A parole proceeding is a hearing to determine whether an offender is suitable for release to parole supervision.
What is a life sentence with the possibility of parole? (Indeterminate Sentencing Law – ISL)
An example of a life sentence with the possibility of parole is when an offender is sentenced to serve a term of “15 years to life.”
Offenders serving life sentences with the possibility of parole are automatically eligible for a parole hearing typically 13 months prior to their Minimum Eligible Parole Date, or upon reaching the eligibility for the Youth Offender or Elderly Parole processes. Just because an Offender has been scheduled for a parole proceeding does not mean he or she will be released on parole. The Board of Parole Hearings (BPH) will determine whether offenders are suitable for parole. Offenders sentenced to life with the possibility of parole are not guaranteed parole and can be held in prison for life.
Offenders serving determinate sentences (DSL) may become eligible for a parole suitability hearing prior to their release date if they meet criteria through the Youth Offender or Elderly Parole processes.
Parole proceedings are not to decide guilt or innocence. The BPH accepts as fact the guilty verdict imposed by the courts. The purpose of a parole proceeding is to determine if or when an inmate can be returned to society. Under normal circumstances, the panel or the Board shall set a release date unless it determines that the gravity of the crime (offense), or the timing and gravity of current or past convictions, requires a more lengthy period of incarceration to ensure public safety.

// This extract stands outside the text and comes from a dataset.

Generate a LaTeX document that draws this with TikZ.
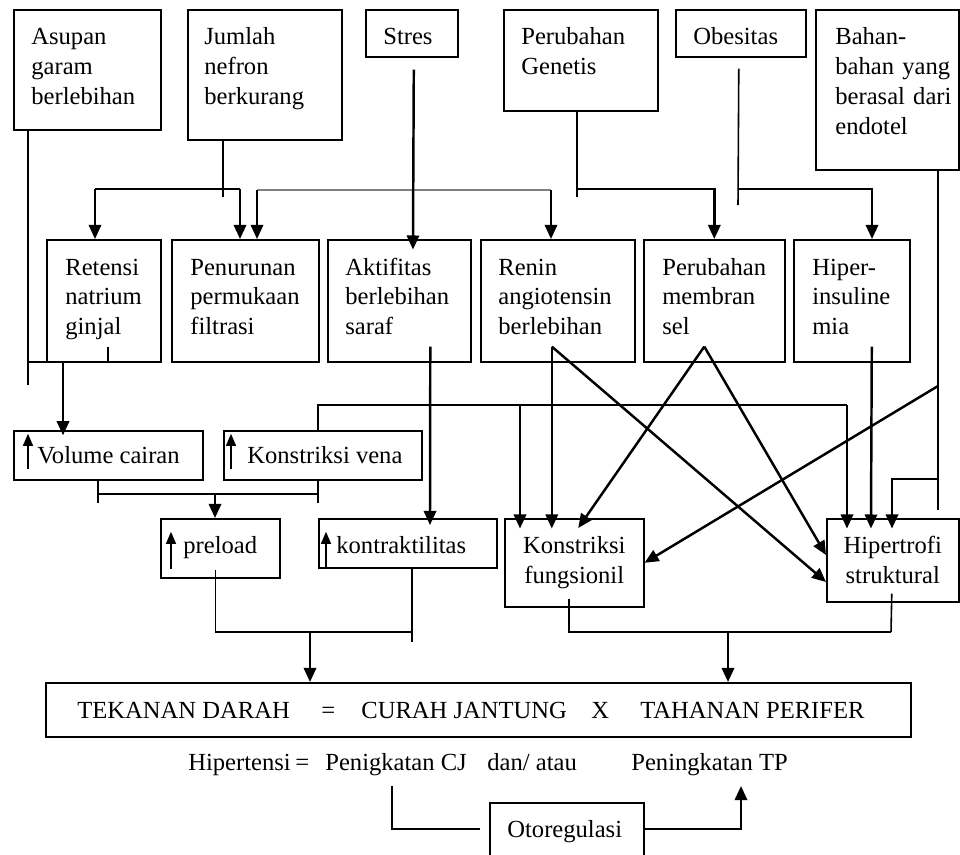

In general, some of the factors considered by the panel and which are discussed in the proceeding include:
The California Supreme Court in January, 2005 ruled that in denying parole suitability that “the overriding statutory concern for public safety in the individual case trumps any expectancy the indeterminate life inmate may have in a term of comparative equality with those served by other similar offenders. Section 3041 does not require the Board to schedule such an inmate’s release when it reasonably believes that the gravity of the commitment offense indicates a continuing danger to the public, simply to ensure the length of the inmate’s confinement will not exceed that of others who committed similar crimes. The Dannenberg court also noted that when the Board of Prison Term bases a finding that an inmate, who is sentenced to an indeterminate life term, is unsuitable for parole on the circumstances of the commitment offense, it must cite some evidence of aggravating facts beyond the minimum elements of the crime.”
Offenders are entitled to legal counsel, which may be a private attorney or one appointed by the BPH. The District Attorney from the prosecuting county may make a presentation opposing or supporting parole. Crime victims or their families are entitled to present a Victims Impact Statement the result of Proposition 8, the Crime Victims Bill of Rights, 1982).
Any person may submit information to the BPH concerning any offender. When deciding whether to release an offender on parole, the BPH considers all information received from the public. Written comments should be directed to the Classification and Parole Representative at the prison where the proceeding will be conducted. Those comments will be included in the offender’s Central File and will be considered by future hearing panels. Communications opposing an offender’s release on parole may be placed in the confidential section of the Central File. The names and addresses of those writing are considered confidential.
If parole is granted, the panel will explain the decision. All decisions to grant parole are subject to review, part of a check- and balance system to ensure public safety is not compromised.
Impact statements and letters regarding a case the Governor’s office may be reviewing should be addressed to the Governor’s attention, State Capitol Building, Sacramento, CA 95814.
If parole is denied, the commissioners must deny the offender a specific period of time (3, 5, 7, 10 or 15 years).
If an offender is denied the minimum period of three years, his or her case will automatically be reviewed to determine whether their next parole hearing can be advanced to an earlier date. Under Marsy’s Law, the BPH was granted the ability to conduct an administrative review of an offender’s hearing decision. This review process will be conducted for all three year denials and will take place one year after the hearing.
When an offender receives a denial by the BPH they can file a Petition to Advance (PTA) and ask the BPH to exercise its discretion to advance their hearing. They can request a PTA once every three years of their denial period.
If the offender’s case meets the criteria to be reviewed for a Sua Sponte Review or a Petition to Advance, the BPH will conduct a review to determine whether or not to advance the offender’s hearing date. At that time, the victim and/or the victim’s next of kin will be notified and have the right to provide the BPH their views prior to the board deciding whether or not to advance the offender’s next hearing. Per penal code section 3041.5(b)(4), the legal standard for advancing an offender’s next suitability hearing is “a change in circumstances or new information establish[ing] a reasonable likelihood that consideration of the public and victim’s safety does not require the additional period of incarceration of the prisoner”. Therefore, your input should include a statement of how the public and your own safety would be affected if the offender were to be released. You will be notified, in writing, of the BPH’s decision to approve or deny an advance of the offender’s hearing date.